Ward winners had wide range of revenue, expenditures

Down considerably was campaign spending for the winners of the ward races.

Ward 2 councillor Jennifer Wyness spent a record low of $13,633. It was 13 per cent of the lowest spend of 2017. In that campaign, George Chahal expensed $107,277. All but one of the ward races that resulted in a winning campaign in 2021 came below that threshold.

Ward 9 councillor Gian-Carlo Carra came on the high end for expenditures with $201,344. This was $141,860 below what Joe Magliocca spent in 2017 as the highest spending campaign.

On a dollar per vote basis, Wyness spent $1.08, ranging to $28.54 for Carra. The median spend was $7.18.

Carra, who previously won close elections, told the media on Thursday that he felt like spending the dollars that he did was essential to victory.

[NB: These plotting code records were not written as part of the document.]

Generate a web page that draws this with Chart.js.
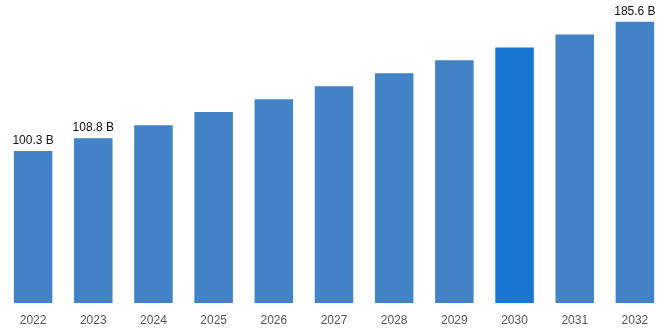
<!DOCTYPE html>
<html>
<head>
<meta charset="utf-8">
<script src="https://cdn.jsdelivr.net/npm/chart.js@4/dist/chart.umd.min.js"></script>
<style>
  html, body { margin: 0; padding: 0; background: #fff; }
  #wrap { width: 668px; height: 334px; }
</style>
</head>
<body>
<div id="wrap"><canvas id="market-canvas"></canvas></div>
<script>
// Market size by year (USD billions)
const years = ['2022', '2023', '2024', '2025', '2026', '2027', '2028', '2029', '2030', '2031', '2032'];
const marketSize = [100.3, 108.8, 117.4, 126.0, 134.5, 143.1, 151.6, 160.2, 168.7, 177.2, 185.6];
const labelledYears = ['2022', '2023', '2032'];
const highlightYear = '2030';

const barColors = years.map(y => y === highlightYear ? '#1976d2' : '#4282c6');

// Value labels above selected bars
const valueLabels = {
    id: 'valueLabels',
    afterDatasetsDraw(chart) {
        const ctx = chart.ctx;
        const meta = chart.getDatasetMeta(0);
        ctx.save();
        ctx.font = '12px "Liberation Sans", Arial, sans-serif';
        ctx.fillStyle = '#111';
        ctx.textAlign = 'center';
        ctx.textBaseline = 'bottom';
        meta.data.forEach((bar, i) => {
            if (!labelledYears.includes(years[i])) return;
            ctx.fillText(marketSize[i].toFixed(1) + ' B', bar.x, bar.y - 4);
        });
        ctx.restore();
    }
};

new Chart(document.getElementById('market-canvas'), {
    type: 'bar',
    data: {
        labels: years,
        datasets: [{
            data: marketSize,
            backgroundColor: barColors,
            borderWidth: 0,
            barPercentage: 0.8,
            categoryPercentage: 0.8
        }]
    },
    options: {
        responsive: true,
        maintainAspectRatio: false,
        animation: false,
        layout: { padding: { left: 3, right: 3, top: 0, bottom: 0 } },
        plugins: {
            legend: { display: false },
            tooltip: { enabled: false }
        },
        scales: {
            x: {
                grid: { display: false, drawTicks: false },
                border: { display: false },
                ticks: {
                    color: '#555',
                    padding: 10,
                    font: { size: 12, family: '"Liberation Sans", Arial, sans-serif' }
                },
                afterFit(scale) { scale.height = 31; }
            },
            y: {
                display: false,
                min: 0,
                max: 200
            }
        }
    },
    plugins: [valueLabels]
});
</script>
</body>
</html>
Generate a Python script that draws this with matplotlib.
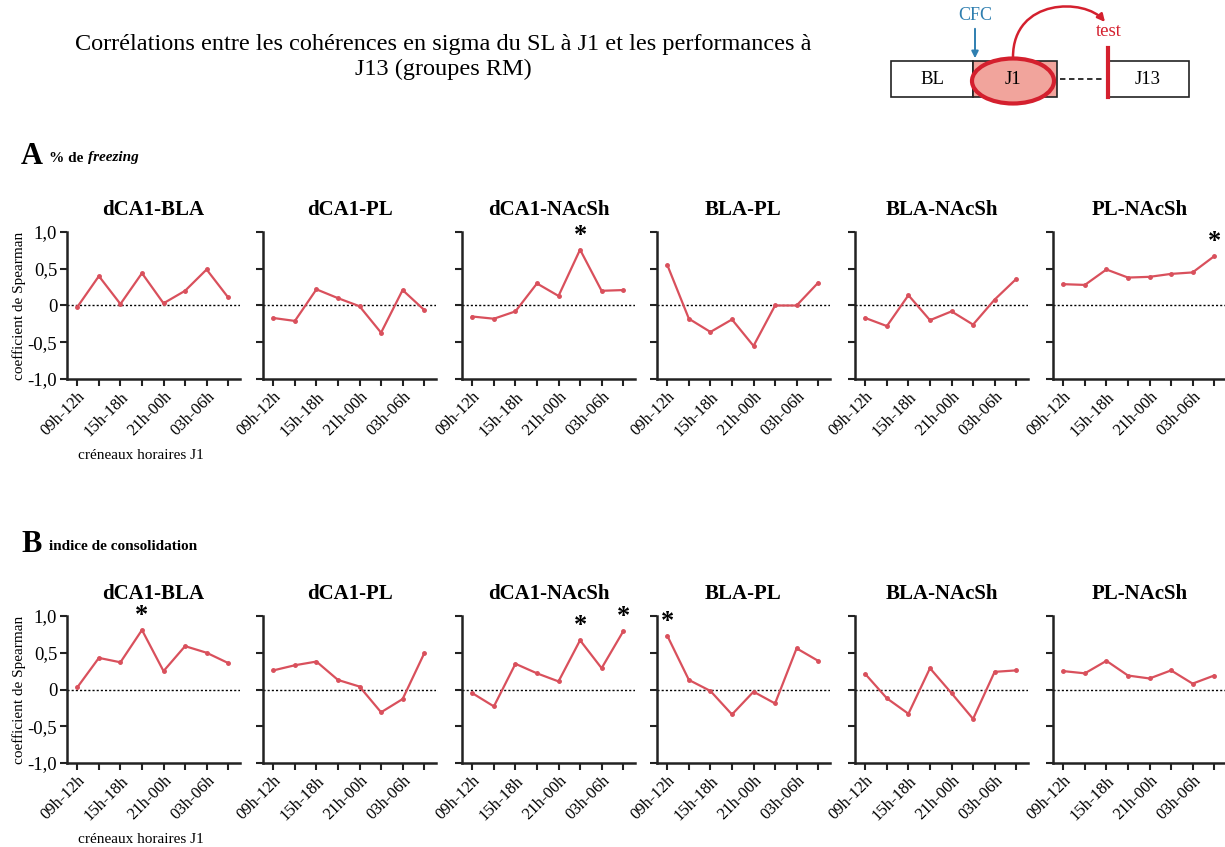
import numpy as np
import matplotlib.pyplot as plt
from matplotlib.patches import Rectangle, Ellipse, FancyArrowPatch
from matplotlib.path import Path

plt.rcParams['font.family'] = ['Liberation Serif', 'DejaVu Serif']

# Données
paires = ['dCA1-BLA', 'dCA1-PL', 'dCA1-NAcSh', 'BLA-PL', 'BLA-NAcSh', 'PL-NAcSh']
creneaux = ['09h-12h', '12h-15h', '15h-18h', '18h-21h',
            '21h-00h', '00h-03h', '03h-06h', '06h-09h']

# A : % de freezing
freezing = [
    [-0.02, 0.40, 0.02, 0.44, 0.03, 0.20, 0.49, 0.11],
    [-0.17, -0.21, 0.22, 0.10, -0.01, -0.37, 0.21, -0.06],
    [-0.15, -0.18, -0.08, 0.30, 0.13, 0.76, 0.20, 0.21],
    [0.55, -0.18, -0.36, -0.19, -0.55, 0.00, 0.00, 0.31],
    [-0.17, -0.28, 0.14, -0.20, -0.08, -0.26, 0.08, 0.36],
    [0.29, 0.28, 0.49, 0.38, 0.39, 0.43, 0.45, 0.67],
]
etoiles_freezing = [[], [], [5], [], [], [7]]

# B : indice de consolidation
consolidation = [
    [0.03, 0.43, 0.37, 0.81, 0.25, 0.59, 0.50, 0.36],
    [0.26, 0.33, 0.38, 0.13, 0.04, -0.31, -0.13, 0.49],
    [-0.05, -0.23, 0.35, 0.22, 0.11, 0.67, 0.29, 0.79],
    [0.73, 0.13, -0.02, -0.34, -0.03, -0.19, 0.56, 0.39],
    [0.21, -0.12, -0.33, 0.29, -0.05, -0.40, 0.24, 0.26],
    [0.25, 0.22, 0.39, 0.19, 0.15, 0.26, 0.08, 0.19],
]
etoiles_consolidation = [[3], [], [5, 7], [0], [], []]

rouge = '#d9505c'
W, H = 1225, 847
fig = plt.figure(figsize=(W / 100, H / 100), dpi=100)

gauches = [67, 263, 462, 657, 855, 1053]
largeur = 173


def ligne(valeurs, etoiles, haut, bas):
    for i, nom in enumerate(paires):
        ax = fig.add_axes([gauches[i] / W, 1 - bas / H, largeur / W, (bas - haut) / H])
        x = np.arange(len(creneaux))
        ax.axhline(0, color='black', ls=(0, (1.5, 1.5)), lw=1, zorder=1)
        ax.plot(x, valeurs[i], color=rouge, lw=1.6, marker='o', ms=2.5, zorder=3)
        for k in etoiles[i]:
            ax.text(k, valeurs[i][k] + 0.04, '*', ha='center', va='bottom',
                    fontsize=19, fontweight='bold')
        ax.set_xlim(-0.48, 7.55)
        ax.set_ylim(-1.0, 1.0)
        ax.set_xticks(x)
        ax.set_xticklabels([c if j % 2 == 0 else '' for j, c in enumerate(creneaux)],
                           rotation=45, ha='right', rotation_mode='anchor', fontsize=12)
        ax.set_yticks([-1, -0.5, 0, 0.5, 1])
        if i == 0:
            ax.set_yticklabels(['-1,0', '-0,5', '0', '0,5', '1,0'], fontsize=13.5)
            ax.set_ylabel('coefficient de Spearman', fontsize=11, labelpad=1)
        else:
            ax.set_yticklabels([])
        for s in ['top', 'right']:
            ax.spines[s].set_visible(False)
        for s in ['left', 'bottom']:
            ax.spines[s].set_linewidth(1.8)
            ax.spines[s].set_color('#222222')
        ax.tick_params(width=1.5, length=5, color='#222222', pad=2)
        ax.set_title(nom, fontsize=15, fontweight='bold', pad=12)
    fig.text(78 / W, 1 - (bas + 76) / H, 'créneaux horaires J1', fontsize=11, va='center')


ligne(freezing, etoiles_freezing, 232, 379)
ligne(consolidation, etoiles_consolidation, 616, 763)

# Titres
fig.text(443 / W, 1 - 57 / H,
         'Corrélations entre les cohérences en sigma du SL à J1 et les performances à\nJ13 (groupes RM)',
         ha='center', va='center', fontsize=17.5, linespacing=1.25)
fig.text(21 / W, 1 - 157 / H, 'A', fontsize=22, fontweight='bold', va='center')
fig.text(49 / W, 1 - 158 / H, '% de', fontsize=11, fontweight='bold', va='center')
fig.text(88 / W, 1 - 158 / H, 'freezing', fontsize=11, fontweight='bold',
         fontstyle='italic', va='center')
fig.text(21 / W, 1 - 545 / H, 'B', fontsize=22, fontweight='bold', va='center')
fig.text(49 / W, 1 - 546 / H, 'indice de consolidation', fontsize=11,
         fontweight='bold', va='center')

# Schéma du protocole
sch = fig.add_axes([0, 0, 1, 1], zorder=-1)
sch.set_xlim(0, W)
sch.set_ylim(H, 0)
sch.axis('off')
sch.add_patch(Rectangle((891, 61), 82, 36, fill=False, lw=1.2, ec='#222222'))
sch.add_patch(Rectangle((973, 61), 84, 36, fc='#f1a49c', lw=1.2, ec='#222222'))
sch.add_patch(Ellipse((1013, 81), 82, 45, fc='#f1a49c', ec='#d4202e', lw=3))
sch.add_patch(Rectangle((1107, 61), 82, 36, fill=False, lw=1.2, ec='#222222'))
sch.plot([1060, 1103], [79, 79], color='#222222', ls=(0, (3, 2)), lw=1.3)
sch.plot([1108, 1108], [48, 97], color='#d4202e', lw=3)
sch.text(932, 80, 'BL', ha='center', va='center', fontsize=13.5)
sch.text(1013, 80, 'J1', ha='center', va='center', fontsize=13.5)
sch.text(1148, 80, 'J13', ha='center', va='center', fontsize=13.5)
sch.text(975, 16, 'CFC', ha='center', va='center', fontsize=13, color='#2f7fb0')
sch.text(1109, 32, 'test', ha='center', va='center', fontsize=13.5, color='#d4202e')
sch.add_patch(FancyArrowPatch((975, 26), (975, 61), arrowstyle='-|>', mutation_scale=10,
                              color='#2f7fb0', lw=1.4))
arc = Path([(1013, 57), (1013, -2), (1085, -2), (1105, 22)],
           [Path.MOVETO, Path.CURVE4, Path.CURVE4, Path.CURVE4])
sch.add_patch(FancyArrowPatch(path=arc, arrowstyle='-|>', mutation_scale=11,
                              color='#d4202e', lw=1.8))

fig.savefig('out.png', dpi=100)
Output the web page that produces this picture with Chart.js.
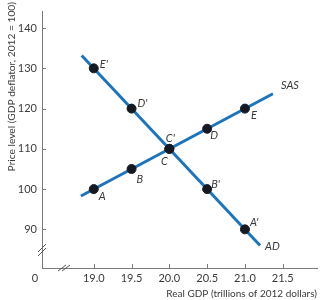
<!DOCTYPE html>
<html><head><meta charset="utf-8">
<script src="https://cdn.jsdelivr.net/npm/chart.js@4/dist/chart.umd.min.js"></script>
<style>html,body{margin:0;padding:0;background:#fff}canvas{display:block}</style>
</head><body>
<canvas id="c" width="323" height="300"></canvas>
<script>
// Data
const realGDP = [19.0, 19.5, 20.0, 20.5, 21.0];
const sasPrice = [100, 105, 110, 115, 120];
const adPrice = [130, 120, 110, 100, 90];
const sasLabels = ["A", "B", "C", "D", "E"];
const adLabels = ["E'", "D'", "C'", "B'", "A'"];
const sasEndsX = [18.83, 21.37];
const sasEndsY = [98.3, 123.7];
const adEndsX = [18.84, 21.2];
const adEndsY = [133.2, 86.0];
const xTicks = [19.0, 19.5, 20.0, 20.5, 21.0, 21.5];
const yTicks = [90, 100, 110, 120, 130, 140];
const xTitle = "Real GDP (trillions of 2012 dollars)";
const yTitle = "Price level (GDP deflator, 2012 = 100)";

const BLUE = '#1c75bc';
const DOT = '#151a22';
const AXIS = '#7a7a7a';
const TXT = '#3a3a3a';
const FONT = 'Lato';

// label offsets (pixels) and alignment per point
const sasOff = [[5,7,'left'],[5,10,'left'],[-5,13,'center'],[3,7,'left'],[6,7,'left']];
const adOff = [[6,-4,'left'],[6,-5,'left'],[1,-10,'center'],[4,-5,'left'],[5,-7,'left']];

const pts = (xs, ys) => xs.map((x, i) => ({x, y: ys[i]}));

const overlay = {
  id: 'overlay',
  afterDraw(chart) {
    const ctx = chart.ctx, xs = chart.scales.x, ys = chart.scales.y;
    const ca = chart.chartArea;
    ctx.save();
    // tick marks pointing inward
    ctx.strokeStyle = AXIS; ctx.lineWidth = 1;
    xTicks.forEach(v => { const px = Math.round(xs.getPixelForValue(v)) + 0.5;
      ctx.beginPath(); ctx.moveTo(px, ca.bottom); ctx.lineTo(px, ca.bottom - 4); ctx.stroke(); });
    yTicks.forEach(v => { const py = Math.round(ys.getPixelForValue(v)) + 0.5;
      ctx.beginPath(); ctx.moveTo(ca.left, py); ctx.lineTo(ca.left + 4, py); ctx.stroke(); });
    // axis breaks
    ctx.strokeStyle = '#555'; ctx.lineWidth = 1;
    const bx = 64, by = ca.bottom;
    [-2, 2].forEach(d => { ctx.beginPath(); ctx.moveTo(bx + d - 4, by + 3); ctx.lineTo(bx + d + 4, by - 3); ctx.stroke(); });
    const yx = ca.left, yy = 250;
    [-2, 2].forEach(d => { ctx.beginPath(); ctx.moveTo(yx - 4, yy + d + 4); ctx.lineTo(yx + 4, yy + d - 4); ctx.stroke(); });
    // origin label
    ctx.fillStyle = TXT; ctx.font = '11px ' + FONT; ctx.textAlign = 'center'; ctx.textBaseline = 'middle';
    ctx.fillText('0', 35, 278);
    // axis titles
    ctx.font = '10px ' + FONT; ctx.textAlign = 'right';
    ctx.fillText(xTitle, 317, 294);
    ctx.font = '10.2px ' + FONT;
    ctx.save(); ctx.translate(12, 2); ctx.rotate(-Math.PI / 2);
    ctx.textAlign = 'right'; ctx.fillText(yTitle, 0, 0); ctx.restore();
    // point labels
    ctx.font = 'italic 11px ' + FONT; ctx.fillStyle = TXT;
    const lab = (xv, yv, t, o) => { ctx.textAlign = o[2];
      ctx.fillText(t, xs.getPixelForValue(xv) + o[0], ys.getPixelForValue(yv) + o[1]); };
    realGDP.forEach((x, i) => { lab(x, sasPrice[i], sasLabels[i], sasOff[i]); lab(x, adPrice[i], adLabels[i], adOff[i]); });
    ctx.textAlign = 'left';
    ctx.fillText('SAS', 281, 85);
    ctx.fillText('AD', 265, 246);
    ctx.restore();
  }
};

new Chart(document.getElementById('c'), {
  type: 'scatter',
  data: { datasets: [
    { data: pts(realGDP, sasPrice), pointRadius: 4.5, pointBackgroundColor: DOT, pointBorderColor: DOT, showLine: false, order: 0 },
    { data: pts(realGDP, adPrice), pointRadius: 4.5, pointBackgroundColor: DOT, pointBorderColor: DOT, showLine: false, order: 0 },
    { data: pts(sasEndsX, sasEndsY), showLine: true, borderColor: BLUE, borderWidth: 3, pointRadius: 0, order: 1 },
    { data: pts(adEndsX, adEndsY), showLine: true, borderColor: BLUE, borderWidth: 3, pointRadius: 0, order: 1 }
  ]},
  options: {
    responsive: false, animation: false, devicePixelRatio: 1,
    layout: { padding: { top: 3, right: 1, left: 0, bottom: 0 } },
    plugins: { legend: { display: false }, tooltip: { enabled: false } },
    scales: {
      x: { type: 'linear', min: 18.315, max: 21.96,
        afterBuildTicks: s => { s.ticks = xTicks.map(v => ({value: v})); },
        afterFit: s => { s.height = 32; },
        grid: { display: false, drawTicks: false }, border: { color: AXIS, width: 1 },
        ticks: { color: TXT, font: { family: FONT, size: 11 }, padding: 4, maxRotation: 0, autoSkip: false,
          callback: v => Number(v).toFixed(1) } },
      y: { type: 'linear', min: 80.4, max: 144.1,
        afterBuildTicks: s => { s.ticks = yTicks.map(v => ({value: v})); },
        afterFit: s => { s.width = 42; },
        grid: { display: false, drawTicks: false }, border: { color: AXIS, width: 1 },
        ticks: { color: TXT, font: { family: FONT, size: 11 }, padding: 5, autoSkip: false } }
    }
  },
  plugins: [overlay]
});
</script>
</body></html>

"I knew it was going to be a extremely tight election. I can tell you in 2010, when I was first elected, I won by a margin of 495 votes, and that felt extremely close, and I felt like every single thing that we did, and every single cent that we spent was essential to clawing out that victory," he said.

"I'm just left with the feeling that every cent that was raised, and all the incredible effort that we put in and that my amazing corps volunteers put in, was time and money well spent."

Donors don't always translate into vote percentages

Among the ward candidates who won their election races, there was a wide range in the numbers of donors who contributed to those campaigns.

On the low end, both Wyness and Ward 5 councillor Rajdeep Dhaliwal had 33 disclosed donors over $50. And on the high end, Ward 8 councillor Courtney Walcott had 187.

Wyness recieved 48 per cent of her ward votes, and Dhaliwal, 28 per cent.

However, Ward 14 councillor Peter Demong, who had 47 disclosed donors, received 65.6 per cent of his ward race, compared to Walcott who had 31.5 per cent.